Contributions of Caregivers
Workers are allowed to defer a portion of their earnings into tax-advantaged retirement programs under current law. For instance, the limit on 401(k) contributions for the year 2020 is $19,500. Sometimes, however, circumstances may subject an individual to a situation of temporary leave – to care for a sick child or aging parent.
These temporary leaves fall heaviest on mothers, daughters, and sisters. During that window of leave, an individual may be unable to make contributions to their retirement accounts (because they don’t have ‘earned’ income). The Biden plan takes care of such individuals by offering them a chance to bridge the gap when they get back to the workforce. This is achieved by ensuring that their limits for annual contributions are raised, enabling them to catch-up comfortably.

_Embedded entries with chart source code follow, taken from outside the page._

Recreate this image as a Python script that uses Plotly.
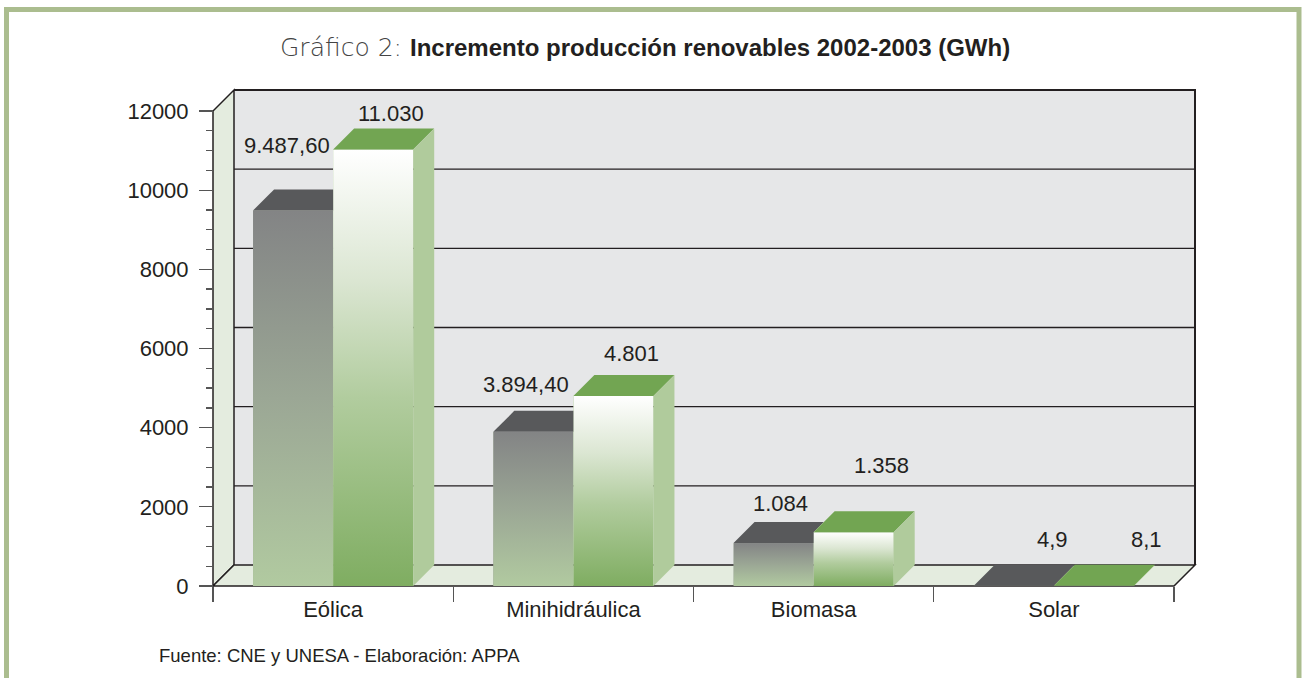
import base64
import plotly.graph_objects as go

# ---------------- data ----------------
categories = ["Eólica", "Minihidráulica", "Biomasa", "Solar"]
values_2002 = [9487.60, 3894.40, 1084, 4.9]
values_2003 = [11030, 4801, 1358, 8.1]
labels_2002 = ["9.487,60", "3.894,40", "1.084", "4,9"]
labels_2003 = ["11.030", "4.801", "1.358", "8,1"]
y_ticks = [0, 2000, 4000, 6000, 8000, 10000, 12000]
y_minor_step = 500
y_max = 12000

# label offsets (pixels) relative to the front-top centre of each bar
offsets_2002 = [(-6, 65), (-7, 47), (7, 40), (39, 46)]
offsets_2003 = [(18, 36), (18, 42), (28, 67), (53, 46)]

# ---------------- geometry / style ----------------
W, H = 1302, 678
ML, MR, MT, MB = 203, 97, 80, 82
PAD = 10                 # px of slack around the front frame
DEPTH = 21               # px depth of the 3D effect
plot_w = W - ML - MR
plot_h = H - MT - MB
n_cat = len(categories)
front_w = plot_w - PAD - PAD - DEPTH
front_h = plot_h - PAD - PAD - DEPTH
xpp = n_cat / front_w
ypp = y_max / front_h
DX = DEPTH * xpp
DY = DEPTH * ypp
x0, x1 = -0.5, n_cat - 0.5
BAR_W = 1 / 3

DARK = "#231f20"
WALL_BACK = "#e6e7e8"
WALL_GREEN = "#e4ecdf"
FRAME = "#abbd8f"
TOP_2002 = "#58595b"
TOP_2003 = "#72a552"
SIDE_2003 = "#b0cb9c"
FONT = "Arial, Liberation Sans, sans-serif"


def px2paper_x(px):
    return (px - ML) / plot_w


def px2paper_y(py):
    return (H - MB - py) / plot_h


def grad_uri(stops):
    svg = ('<svg xmlns="http://www.w3.org/2000/svg" width="10" height="100" '
           'viewBox="0 0 10 100" preserveAspectRatio="none"><defs>'
           '<linearGradient id="g" x1="0" y1="0" x2="0" y2="1">'
           + "".join(f'<stop offset="{o}" stop-color="{c}"/>' for o, c in stops)
           + '</linearGradient></defs><rect width="10" height="100" fill="url(#g)"/></svg>')
    return "data:image/svg+xml;base64," + base64.b64encode(svg.encode()).decode()


GRAD_2002 = grad_uri([(0, "#838485"), (0.5, "#9ba795"), (1, "#b1caa0")])
GRAD_2003 = grad_uri([(0, "#ffffff"), (0.3, "#dbe6d2"), (0.57, "#b1cc9e"), (1, "#7fad61")])

xs = list(range(n_cat))

fig = go.Figure()
fig.add_trace(go.Bar(x=xs, y=values_2002, width=BAR_W, offset=-BAR_W,
                     marker=dict(color="#9ba795", line=dict(width=0)),
                     name="2002", hoverinfo="skip"))
fig.add_trace(go.Bar(x=xs, y=values_2003, width=BAR_W, offset=0,
                     marker=dict(color="#b1cc9e", line=dict(width=0)),
                     name="2003", hoverinfo="skip"))

shapes = []


def poly(pts):
    return "M " + " L ".join(f"{x},{y}" for x, y in pts) + " Z"


# back wall
shapes.append(dict(type="rect", xref="x", yref="y", layer="below",
                   x0=x0 + DX, x1=x1 + DX, y0=DY, y1=y_max + DY,
                   fillcolor=WALL_BACK, line=dict(width=0)))
# left wall
shapes.append(dict(type="path", xref="x", yref="y", layer="below",
                   path=poly([(x0, 0), (x0, y_max), (x0 + DX, y_max + DY), (x0 + DX, DY)]),
                   fillcolor=WALL_GREEN, line=dict(color=DARK, width=1.5)))
# floor
shapes.append(dict(type="path", xref="x", yref="y", layer="below",
                   path=poly([(x0, 0), (x1, 0), (x1 + DX, DY), (x0 + DX, DY)]),
                   fillcolor=WALL_GREEN, line=dict(color=DARK, width=1.5)))
# back wall grid lines
for t in y_ticks[1:-1]:
    shapes.append(dict(type="line", xref="x", yref="y", layer="below",
                       x0=x0 + DX, x1=x1 + DX, y0=t + DY, y1=t + DY,
                       line=dict(color=DARK, width=1.3)))
# back wall frame (top + right)
shapes.append(dict(type="path", xref="x", yref="y", layer="below",
                   path=f"M {x0 + DX},{y_max + DY} L {x1 + DX},{y_max + DY} L {x1 + DX},{DY}",
                   line=dict(color=DARK, width=2)))

images = []
for i in xs:
    v2, v3 = values_2002[i], values_2003[i]
    images.append(dict(source=GRAD_2002, xref="x", yref="y", x=i - BAR_W, y=v2,
                       sizex=BAR_W, sizey=v2, xanchor="left", yanchor="top",
                       sizing="stretch", layer="above"))
    images.append(dict(source=GRAD_2003, xref="x", yref="y", x=i, y=v3,
                       sizex=BAR_W, sizey=v3, xanchor="left", yanchor="top",
                       sizing="stretch", layer="above"))
    # 2002 top face, hidden part behind the 2003 bar removed
    m = min(v3, v2 + DY)
    shapes.append(dict(type="path", xref="x", yref="y", layer="above",
                       path=poly([(i - BAR_W, v2), (i, v2), (i, m),
                                  (i + (v2 + DY - m) / DY * DX, v2 + DY),
                                  (i - BAR_W + DX, v2 + DY)]),
                       fillcolor=TOP_2002, line=dict(width=0)))
    # 2003 top face
    shapes.append(dict(type="path", xref="x", yref="y", layer="above",
                       path=poly([(i, v3), (i + BAR_W, v3), (i + BAR_W + DX, v3 + DY), (i + DX, v3 + DY)]),
                       fillcolor=TOP_2003, line=dict(width=0)))
    # 2003 side face
    shapes.append(dict(type="path", xref="x", yref="y", layer="above",
                       path=poly([(i + BAR_W, 0), (i + BAR_W, v3), (i + BAR_W + DX, v3 + DY), (i + BAR_W + DX, DY)]),
                       fillcolor=SIDE_2003, line=dict(width=0)))

# outer green frame
shapes.append(dict(type="rect", xref="paper", yref="paper",
                   x0=px2paper_x(6.5), x1=px2paper_x(1299), y0=px2paper_y(700), y1=px2paper_y(9.5),
                   fillcolor="rgba(0,0,0,0)", line=dict(color=FRAME, width=5)))

annotations = []
for i in xs:
    annotations.append(dict(x=i - BAR_W / 2, y=values_2002[i], xref="x", yref="y",
                            text=labels_2002[i], showarrow=False,
                            xshift=offsets_2002[i][0], yshift=offsets_2002[i][1],
                            xanchor="center", yanchor="middle",
                            font=dict(family=FONT, size=22, color=DARK)))
    annotations.append(dict(x=i + BAR_W / 2, y=values_2003[i], xref="x", yref="y",
                            text=labels_2003[i], showarrow=False,
                            xshift=offsets_2003[i][0], yshift=offsets_2003[i][1],
                            xanchor="center", yanchor="middle",
                            font=dict(family=FONT, size=22, color=DARK)))

annotations.append(dict(xref="paper", yref="paper", x=px2paper_x(157), y=px2paper_y(655),
                        xanchor="left", yanchor="middle", showarrow=False,
                        text="Fuente: CNE y UNESA - Elaboración: APPA",
                        font=dict(family=FONT, size=18.5, color=DARK)))

annotations.append(dict(xref="paper", yref="paper", x=px2paper_x(645), y=px2paper_y(47),
                        xanchor="center", yanchor="middle", showarrow=False,
                        text='<span style="font-family:DejaVu Sans;font-weight:300;color:#444444;font-size:25px">Gráfico 2: </span>'
                             '<b>Incremento producción renovables 2002-2003 (GWh)</b>',
                        font=dict(family=FONT, size=24, color=DARK)))

minor_y = [v for v in range(0, y_max + 1, y_minor_step) if v not in y_ticks]

fig.update_layout(
    width=W, height=H,
    margin=dict(l=ML, r=MR, t=MT, b=MB, pad=0),
    paper_bgcolor="white", plot_bgcolor="white",
    showlegend=False, barmode="overlay", hovermode=False,
    shapes=shapes, images=images, annotations=annotations,
    xaxis=dict(range=[x0 - PAD * xpp, x1 + (DEPTH + PAD) * xpp],
               anchor="free", position=PAD / plot_h,
               tickmode="array", tickvals=xs, ticktext=categories,
               ticks="", showgrid=False, zeroline=False, showline=False,
               ticklabelstandoff=8,
               tickfont=dict(family=FONT, size=22, color=DARK),
               minor=dict(tickmode="array", tickvals=[c - 0.5 for c in range(n_cat + 1)],
                          ticks="outside", ticklen=15, tickcolor="#555555", tickwidth=1.3,
                          showgrid=False)),
    yaxis=dict(range=[-PAD * ypp, y_max + (DEPTH + PAD) * ypp],
               anchor="free", position=PAD / plot_w,
               tickmode="array", tickvals=y_ticks, ticktext=[str(t) for t in y_ticks],
               ticks="outside", ticklen=14, tickcolor="#555555", tickwidth=1.3,
               showgrid=False, zeroline=False, showline=False,
               ticklabelstandoff=6,
               tickfont=dict(family=FONT, size=22, color=DARK),
               minor=dict(tickmode="array", tickvals=minor_y, ticks="outside",
                          ticklen=7, tickcolor="#555555", tickwidth=1.3, showgrid=False)),
)

fig.write_html("out.html", config={"displayModeBar": False, "staticPlot": True},
               post_script="document.body.style.margin='0';document.body.style.overflow='hidden';")
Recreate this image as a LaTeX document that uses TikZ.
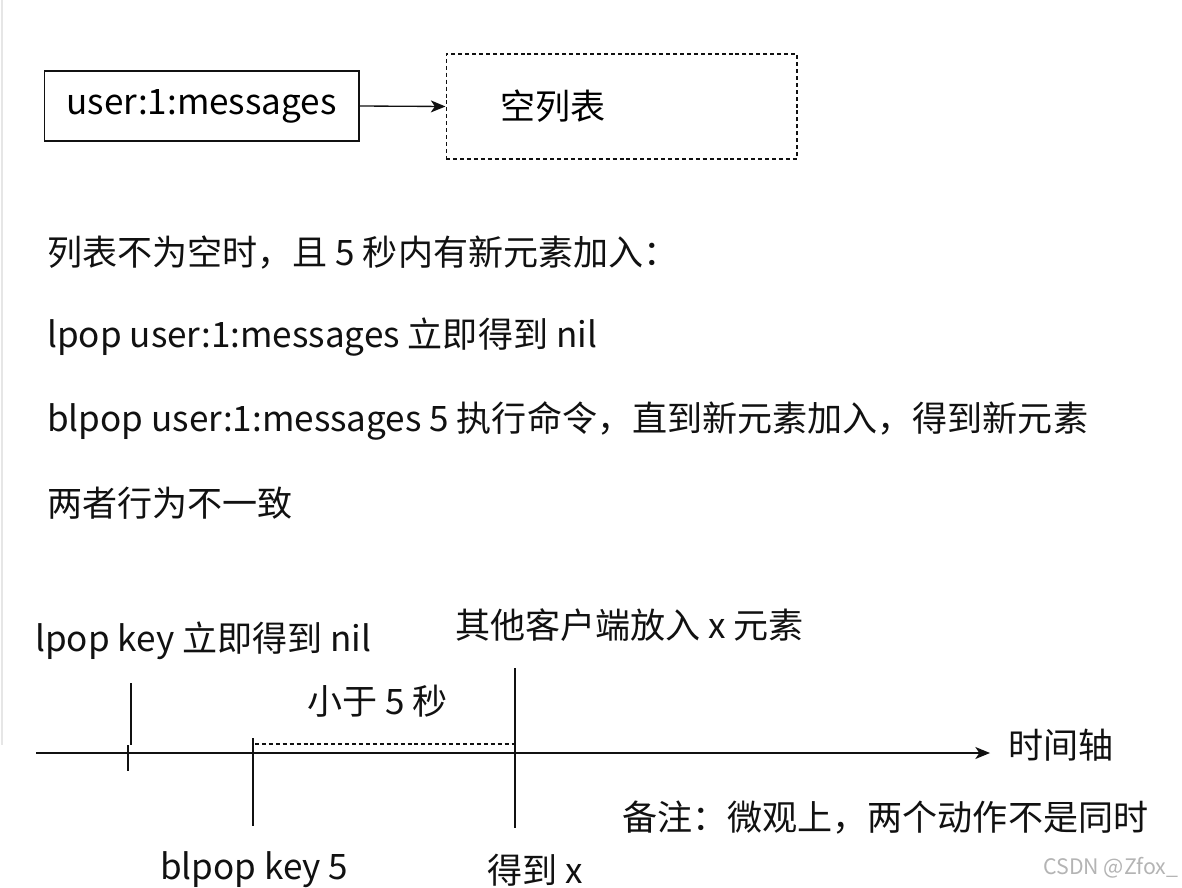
\documentclass[tikz,border=0pt]{standalone}
\usepackage{fontspec}
\setmainfont{Noto Sans CJK SC}
\usetikzlibrary{arrows.meta,positioning}
\definecolor{Ink}{HTML}{111111}
\definecolor{Edge}{HTML}{E6E6E6}
\definecolor{Mark}{HTML}{B4B4B4}
\tikzset{
  keybox/.style={
    draw=Ink, line width=1pt, minimum width=236pt, minimum height=52.5pt,
    inner sep=0pt, font=\fontsize{26.3}{30}\selectfont
  },
  listbox/.style={
    draw=Ink, line width=1pt, dashed, dash pattern=on 3pt off 2.2pt,
    minimum width=263pt, minimum height=78.75pt, text width=182pt,
    inner xsep=40.5pt, inner ysep=0pt, align=left,
    font=\fontsize{26.3}{30}\selectfont
  },
  note/.style={anchor=west, inner sep=0pt, text=Ink,
    font=\fontsize{26.3}{30}\selectfont},
  link/.style={-{Stealth[length=11pt,width=9pt,inset=3pt]}, line width=1pt, draw=Ink},
  tick/.style={line width=1pt, draw=Ink},
  gap/.style={line width=1pt, draw=Ink, dashed, dash pattern=on 3pt off 2.2pt}
}
\begin{document}
\begin{tikzpicture}[x=0.75pt,y=-0.75pt]
  \useasboundingbox[fill=white] (0,0) rectangle (1182,888);
  \draw[Edge, line width=1pt] (2,0) -- (2,745);
  % key and empty list
  \node[keybox] (key) at (201.5,106) {\raisebox{-3pt}{user:1:messages}};
  \node[listbox] (empty) at (621.5,106.5) {空列表};
  \draw[link] (key.east) -- (empty.west);
  % explanation
  \node[note] (l1) at (47,253) {列表不为空时，且 5 秒内有新元素加入：};
  \node[note] (l2) at (47,337) {lpop user:1:messages 立即得到 nil};
  \node[note] (l3) at (47,421) {blpop user:1:messages 5 执行命令，直到新元素加入，得到新元素};
  \node[note] (l4) at (47,503) {两者行为不一致};
  % time axis
  \coordinate (t0) at (36,753);
  \coordinate (t1) at (990,753);
  \draw[link] (t0) -- (t1);
  \node[note, right=13.5pt of t1, yshift=6pt] (axis) {时间轴};
  \coordinate (a1) at (131,683);
  \coordinate (a2) at (131,745);
  \coordinate (a3) at (128,745);
  \coordinate (a4) at (128,771);
  \draw[tick] (a1) -- (a2);
  \draw[tick] (a3) -- (a4);
  \coordinate (b1) at (253,738);
  \coordinate (b2) at (253,826);
  \draw[tick] (b1) -- (b2);
  \coordinate (c1) at (515,668);
  \coordinate (c2) at (515,828);
  \draw[tick] (c1) -- (c2);
  \coordinate (g1) at (255,744);
  \coordinate (g2) at (515,744);
  \draw[gap] (g1) -- (g2);
  \node[note] (lpop) at (35,641) {lpop key 立即得到 nil};
  \node[note] (push) at (455,625) {其他客户端放入 x 元素};
  \node[note] (less) at (307,701) {小于 5 秒};
  \node[note] (blpop) at (160,870) {blpop key 5};
  \node[note] (got) at (487,870) {得到 x};
  \node[note] (remark) at (622,818) {备注：微观上，两个动作不是同时};
  \node[note, text=Mark, font=\fontsize{16}{19}\selectfont] (mark) at (1043,868) {CSDN @Zfox\_};
\end{tikzpicture}
\end{document}
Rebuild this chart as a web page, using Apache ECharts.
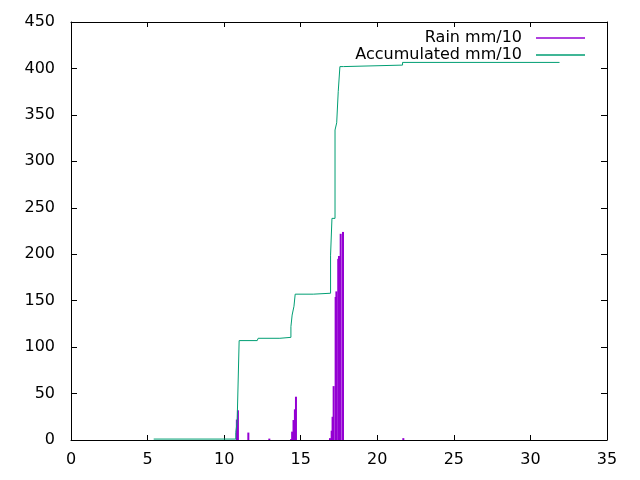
<!DOCTYPE html>
<html>
<head>
<meta charset="utf-8">
<script src="https://cdn.jsdelivr.net/npm/echarts@6/dist/echarts.min.js"></script>
<style>
html,body{margin:0;padding:0;background:#fff;}
#chart{width:640px;height:480px;}
</style>
</head>
<body>
<div id="chart"></div>
<script>
// Rain impulses (x = hours, value = mm/10)
var rainX = [10.83, 10.9, 11.58, 12.95, 14.37, 14.44, 14.53, 14.62, 14.69, 16.91, 17.02, 17.08, 17.15, 17.28, 17.33, 17.45, 17.5, 17.61, 17.76, 21.7];
var rainY = [22, 32, 8, 1.5, 1, 9, 21.5, 33, 46.6, 2, 10, 25, 58, 154, 160, 195, 198, 222, 224, 2];
// Accumulated (value becomes y at x)
var accX = [5.4, 10.76, 10.85, 10.98, 12.16, 12.22, 13.64, 14.36, 14.44, 14.56, 14.64, 15.82, 16.95, 17.04, 17.24, 17.35, 17.45, 17.56, 17.8, 21.65, 31.9];
var accY = [1, 8, 20, 107, 108, 109.5, 110.5, 122, 134.5, 144, 157, 158, 199, 238.6, 333.7, 341.5, 375, 402, 403.6, 406.5, 406.5];
var xTicks = [0, 5, 10, 15, 20, 25, 30, 35];
var yTicks = [0, 50, 100, 150, 200, 250, 300, 350, 400, 450];
var rainName = 'Rain mm/10';
var accName = 'Accumulated mm/10';

var FONT = 'DejaVu Sans';
var rainData = rainX.map(function (x, i) { return [x, rainY[i]]; });
var accData = accX.map(function (x, i) { return [x, accY[i]]; });

function xAxisDef(pos, labels) {
  return {
    type: 'value', position: pos, min: xTicks[0], max: xTicks[xTicks.length - 1], interval: 5,
    axisLine: { show: true, onZero: false, lineStyle: { color: '#000', width: 1 } },
    axisTick: { show: true, inside: true, length: 5, lineStyle: { color: '#000' } },
    axisLabel: { show: labels, color: '#000', fontFamily: FONT, fontSize: 16, margin: 12 },
    splitLine: { show: false }
  };
}
function yAxisDef(pos, labels) {
  return {
    type: 'value', position: pos, min: yTicks[0], max: yTicks[yTicks.length - 1], interval: 50,
    axisLine: { show: true, onZero: false, lineStyle: { color: '#000', width: 1 } },
    axisTick: { show: true, inside: true, length: 6, lineStyle: { color: '#000' } },
    axisLabel: { show: labels, color: '#000', fontFamily: FONT, fontSize: 16, margin: 16 },
    splitLine: { show: false }
  };
}
function legendDef(name, top) {
  return {
    data: [name], right: 50, top: top, align: 'right', orient: 'vertical',
    icon: 'rect', itemWidth: 49, itemHeight: 1.3,
    selectedMode: false,
    textStyle: { color: '#000', fontFamily: FONT, fontSize: 16, padding: [0, 9, 0, 0] }
  };
}

var chart = echarts.init(document.getElementById('chart'), null, { renderer: 'canvas' });
chart.setOption({
  animation: false,
  backgroundColor: '#fff',
  grid: { left: 71, right: 33, top: 22, bottom: 40 },
  xAxis: [xAxisDef('bottom', true), xAxisDef('top', false)],
  yAxis: [yAxisDef('left', true), yAxisDef('right', false)],
  legend: [legendDef(rainName, 25), legendDef(accName, 42)],
  series: [
    {
      name: rainName, type: 'bar', xAxisIndex: 0, yAxisIndex: 0,
      data: rainData, barWidth: 2, barGap: '-100%',
      itemStyle: { color: '#9400d3' }
    },
    {
      name: accName, type: 'line', xAxisIndex: 0, yAxisIndex: 0,
      data: accData, step: 'end', showSymbol: false, symbol: 'none',
      lineStyle: { color: '#009e73', width: 1 },
      itemStyle: { color: '#009e73' }
    }
  ]
});
</script>
</body>
</html>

401(k) Tax Benefit Equalization
401(k) plans allow high-earners to reduce the income tax from their highest bracket by investing savings in a tax-deferred account. People who earn lower amounts, even if they save the same amount, do not benefit with the same tax deferral. In other words, the 401(k) tax-deferral benefit skews to higher earners.
The Biden plan also ensures that tax benefits for 401(k) account holders are equalized. The plan proposes using a “flat tax credit” of 26% of the contribution amount for ALL 401(k) savers, instead of giving high earners a greater tax savings. All deductible contributions will still be deductible, but the benefits will skew towards lower earners instead of higher earners.
Biden’s goals are very clear in his policy initiatives. He aims to help lower and middle-income folks plan for their retired futures, and shore up Social Security for the coming generations – with a modest increase in taxes for people who have incomes over $400,000.
The tax increases within Biden’s plan aren’t big enough to alter the basic incentives for people to: a) invest in their own ability to earn more, or b) invest in businesses that might hire the next generation of employees. If anything, Biden was over-cautious with these increases. And, I would assume that in his second term, we will see more.